TIMIT Corpus

Data type: Speech
Speech type: Read
Domain(s): NA
Text available: Time-aligned orthographic and phonetic trancripts
Language: American English

General description:
The TIMIT corpus of read speech is designed to provide speech data for acoustic-phonetic studies and for the development and evaluation of automatic speech recognition systems. TIMIT contains broadband recordings of 630 speakers of 8 major dialects of American English, each reading 10 phonetically rich sentences. Corpus design was a joint effort among the Massachusetts Institute of Technology (MIT), SRI International(SRI), and Texas Instruments, Inc. (TI).
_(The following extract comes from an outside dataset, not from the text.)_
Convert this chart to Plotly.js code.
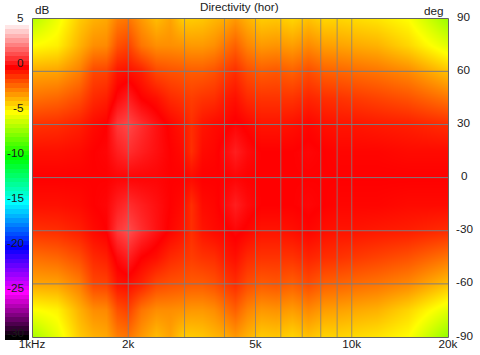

The speech was recorded at TI, transcribed at MIT, and verified and prepared for CD-ROM production by the National Institute of Standards and Technology (NIST). The TIMIT Corpus transcriptions have been hand verified. Test and training subsets, balanced for phonetic and dialectical coverage, are specified. Tabular computer-searchable information is included as well as written documentation.

Useful links:
SRI International
Spoken Language Systems Group Homepage - MIT
Texas Instruments
NIST Homepage

Availability: LDC-Online and CD-ROM

Garofolo, John S., Lori F. Lamel, William M. Fisher, Jonathon G. Fiscus, David S. Pallett, and Nancy L. Dahlgren, "The DARPA TIMIT Acoustic-Phonetic Continuous Speech Corpus CDROM" (printed documentation; available on request from the LDC).

Online Documentation:
Corpus description
Table of phone symbols used in phonemic dictionary and phonetic transcriptions
Description of phonemic lexicon
Description of suggested train/test subdivision
Table of speaker attributes
Table of sentence-ID numbers for each speaker
Table of sentence prompts and sentence-ID numbers
Phonemic dictionary of all orthographic words in prompts

Related Corpora:
NTIMIT: NYNEX Telephone Version of TIMIT Corpus
CTIMIT: Cellular TIMIT Speech Corpus
FFMTIMIT: Far Field Microphone Recording Version

Institution of Origin:
MIT, SRI International, Texas Instruments

Publisher & Place of Publication: NIST, Gaithersburg, MD

Collection Time Span: January-May 1986

Description of File Organization: Files are sorted by usage, dialect region, gender/speaker_id, sentence_id, file_type

Number of Files: 630 speakers x 10 sentences per speaker x 4 files per sentence = 25200 files

Total Size: 600MB approx.

Tagging Description: Time stamps for words and phonetic segments.